In the 15 years leading up to the beginning of the last housing bubble in 2003, the ratio of home prices to annual income averaged around 1.9:1. At the height of the bubble, that ratio peaked at 2.3:1.
The most recent numbers from September 2010 put that number at 1.6:1. While this truly sucks for those people who purchased a house at the height of the boom, it’s good news for those renters who can afford a mortgage and are thinking about becoming homeowners.
“Based on incomes, this is as affordable as it gets,” said Mark Zandi, chief economist at Moody’s Analytics, the people behind the study. “If you can get a loan, these are pretty good times to buy.”
Home prices are now undervalued in several markets and experts believe that the markets hit hardest by the bursting of the bubble — Las Vegas, Atlanta, Detroit, Phoenix — still haven’t seen prices bottom out yet.

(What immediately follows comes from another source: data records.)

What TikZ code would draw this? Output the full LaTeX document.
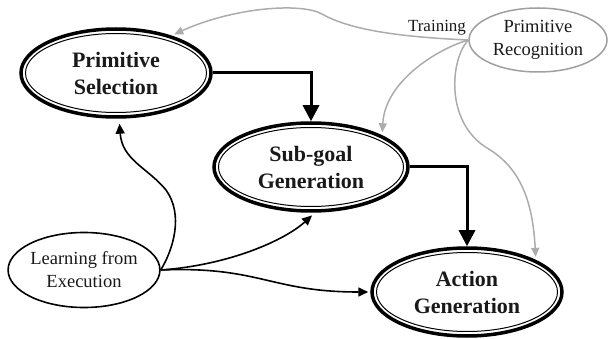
\documentclass[tikz,border=0pt]{standalone}
\usepackage{fontspec}
\setmainfont{Liberation Serif}
\usetikzlibrary{shapes.geometric,arrows.meta}
\begin{document}
\begin{tikzpicture}[x=1pt,y=-1pt,
  bignode/.style={ellipse, draw=black, line width=3.5pt, align=center, text=black!90,
    font=\bfseries\fontsize{22}{27}\selectfont, inner sep=0pt},
  smallnode/.style={ellipse, align=center, font=\fontsize{18.5}{23}\selectfont,
    inner sep=0pt, text=black!90},
  innerline/.style={line width=1pt},
  thickarrow/.style={line width=3pt, -{Triangle[width=16pt,length=16pt]}},
  thinarrow/.style={line width=1.6pt, -{Triangle[width=9pt,length=10pt]}},
  grayarrow/.style={line width=1.5pt, draw=gray!65, -{Triangle[width=8pt,length=9pt]}, shorten >=3pt},
]
\useasboundingbox (0,0) rectangle (608,339);

% nodes
\node[bignode, minimum width=190pt, minimum height=88pt] (PS) at (116,73) {Primitive\\Selection};
\node[bignode, minimum width=194pt, minimum height=88pt] (SG) at (311,167) {Sub-goal\\Generation};
\node[bignode, minimum width=190pt, minimum height=88pt] (AG) at (467,292) {Action\\Generation};
\node[smallnode, draw=black, line width=1.6pt, minimum width=150pt, minimum height=75pt] (LE) at (84,270) {Learning from\\Execution};
\node[smallnode, draw=gray!75, line width=1.5pt, minimum width=138pt, minimum height=64pt] (PR) at (538,40) {Primitive\\Recognition};
\node[font=\fontsize{17}{20}\selectfont, text=black!90, inner sep=0pt] (TR) at (437,28) {Training};

% inner lines of double ellipses
\draw[innerline] (PS.center) ellipse [x radius=90.5, y radius=39.5];
\draw[innerline] (SG.center) ellipse [x radius=92.5, y radius=39.5];
\draw[innerline] (AG.center) ellipse [x radius=90.5, y radius=39.5];

% thick black connectors
\draw[thickarrow] (PS.east) -| (SG.north);
\draw[thickarrow] (SG.east) -| (AG.north);

% thin black connectors from Learning from Execution
\coordinate (k1) at (166,190);
\draw[thinarrow, shorten >=5pt] (LE.east) .. controls (173,250) and (184,215) .. (k1)
   .. controls (148,168) and (122,160) .. (PS.-86);
\draw[thinarrow, shorten >=4pt] (LE.east) .. controls (230,265) and (285,240) .. (SG.-85);
\draw[thinarrow, shorten >=2pt] (LE.east) .. controls (260,266) and (270,292) .. (AG.west);

% gray connectors from Primitive Recognition
\coordinate (g1) at (322,14);
\draw[grayarrow] (PR.west) .. controls (400,37) and (350,30) .. (g1)
   .. controls (300,2) and (232,8) .. (PS.34);
\draw[grayarrow] (PR.west) .. controls (440,48) and (385,80) .. (SG.24);
\coordinate (g3) at (487,148);
\draw[grayarrow] (PR.west) .. controls (450,60) and (445,122) .. (g3)
   .. controls (525,170) and (533,210) .. (AG.25);
\end{tikzpicture}
\end{document}
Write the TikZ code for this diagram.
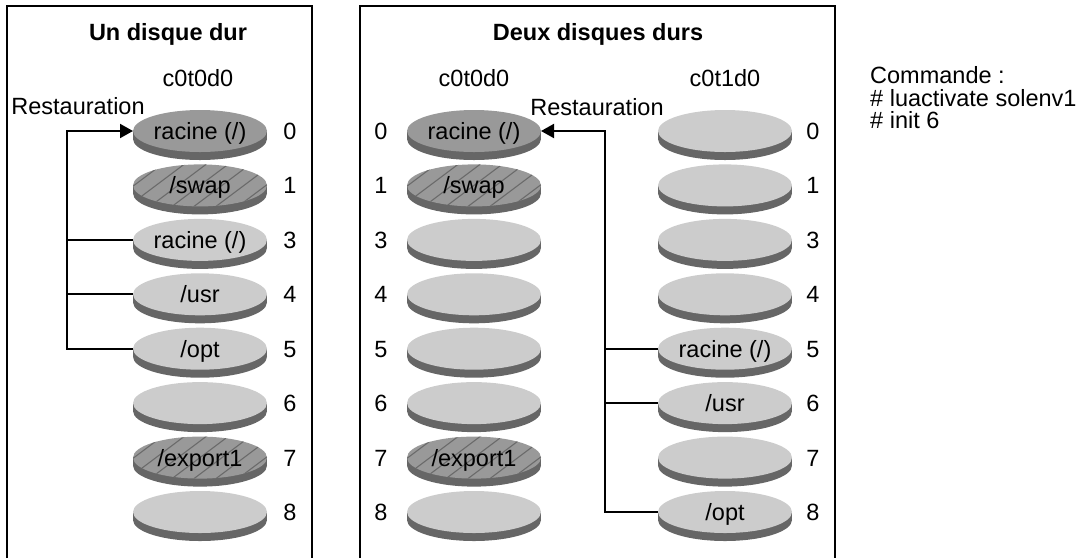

“It’s become cheaper to buy than to rent [in Phoenix]” an Arizona real-estate investor tells the Wall Street Journal. “But the question is: can you qualify for a loan?”
And then there are those markets, including New York City and Seattle, where the analysts say home prices remain overvalued.
According to WSJ, economists and housing analysts anticipate another 5% to 10% decline in prices before they reach bottom later this year or early next year.